Beyond the Dream Material Graphene? ... Adding High Performance to Lightweight and Flexible 'Organic Semiconductors'!

UNIST Professor Baek Jongbeom's Team Synthesizes '2D Organic Polymer Structures'

Schematic diagram of the structure and device applications of HP-FAN.

[Asia Economy Yeongnam Reporting Headquarters Reporter Hwang Dooyul] The possibility of applying lightweight and flexible ‘organic semiconductors’ to actual semiconductor devices has opened up.

This is thanks to the synthesis of a new ‘two-dimensional organic semiconductor material’ that compensates for the performance previously inferior to ‘inorganic semiconductors’ like silicon.

The research team led by Professor Baek Jongbeom of the Department of Energy Chemical Engineering at UNIST announced the synthesis of the ‘HP-FAN (H-P-FAN) two-dimensional organic polymer structure’ through an ‘aromatic cyclization reaction.’

According to the researchers, the new material has a suitable ‘band-gap, high on/off ratio, and charge mobility’ for use as a semiconductor, making it promising for actual semiconductor device applications.
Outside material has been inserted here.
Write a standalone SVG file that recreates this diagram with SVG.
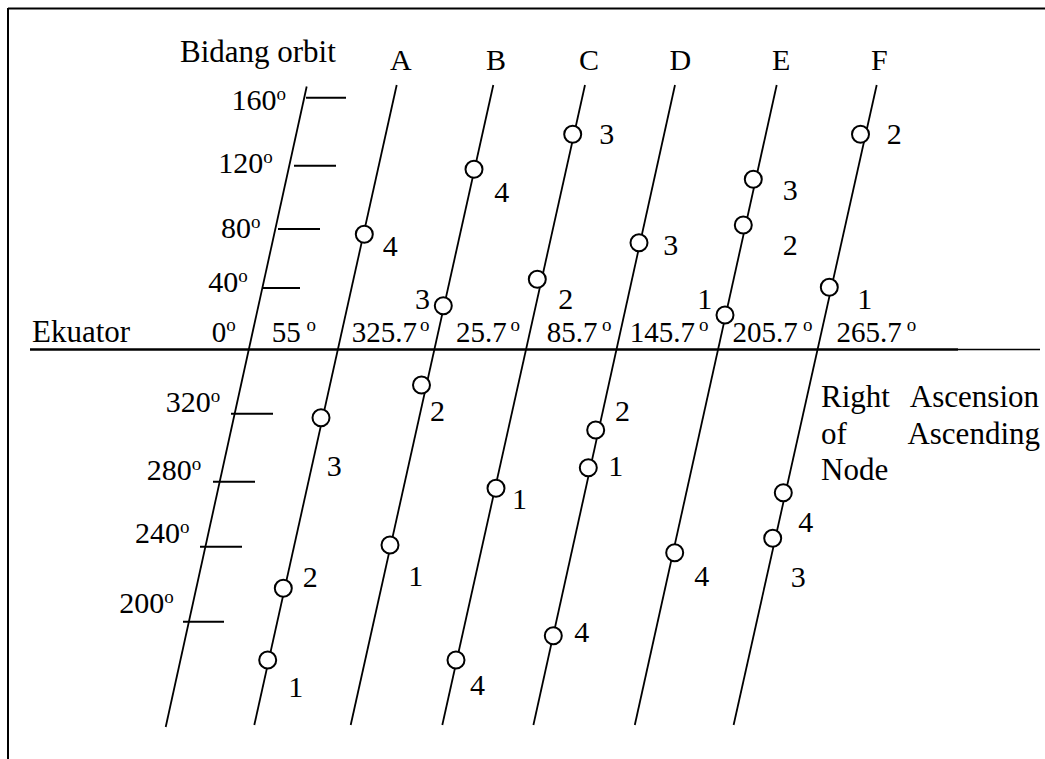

The currently used ‘silicon semiconductor (inorganic semiconductor)’ is hard and heavy, limiting its application in ‘rollable displays’ or ‘wearable electronic devices.’

Graphene, which is light, flexible, strong, and highly conductive, has attracted attention as an alternative semiconductor material, but its band-gap is too small, resulting in a low on/off ratio and difficulty controlling current flow within the semiconductor.

Research on ‘organic semiconductors’ is actively underway as an alternative to overcome the limitations of graphene with these issues.

Organic semiconductors are not only flexible and lightweight like graphene but also have low processing costs and easy tunability of physical properties.

However, organic semiconductors have been difficult to apply as semiconductor devices because electrons and holes move slowly within the material.

When semiconductor devices are made from materials with low charge mobility, electrical signal transmission slows down, causing issues such as color conversion delays in displays.

Composite photo of HP-FAN in film form.

Professor Baek Jongbeom’s team designed a new HP-FAN structure by reacting two types of chemicals, HAB and DHBQ, to increase the charge mobility of organic semiconductors.

The structure has a two-dimensional aromatic framework with uniform pores and nitrogen atoms added, resulting in an appropriate band-gap, high on/off ratio, and charge mobility.

First author Dr. Noh Hyukjun explained, “We developed a stable and highly crystalline two-dimensional structure and confirmed the semiconductor properties of the material through both experiments and calculations. This research shows excellent performance when applied to actual semiconductor devices and suggests a direction for future material development.”

Research leader Professor Baek Jongbeom stated, “We overcame the chronic problem of ‘low charge mobility’ in two-dimensional polymers used as organic semiconductor materials and the fatal limitation of graphene semiconductors, which is the low on/off ratio. We expect significant progress in developing organic semiconductor device materials that surpass graphene, known as the dream new material.”

The research was conducted in collaboration with Professor Cho Gilwon’s team from the Department of Chemical Engineering at POSTECH, and the paper was published on the 30th in Chem, a sister journal of Cell.

The research was supported by the Ministry of Science and ICT’s Leader Researcher Support Project (Creative Research), the Excellent Science Research Center (SRC), and the U-K Brand Development Project (UNIST).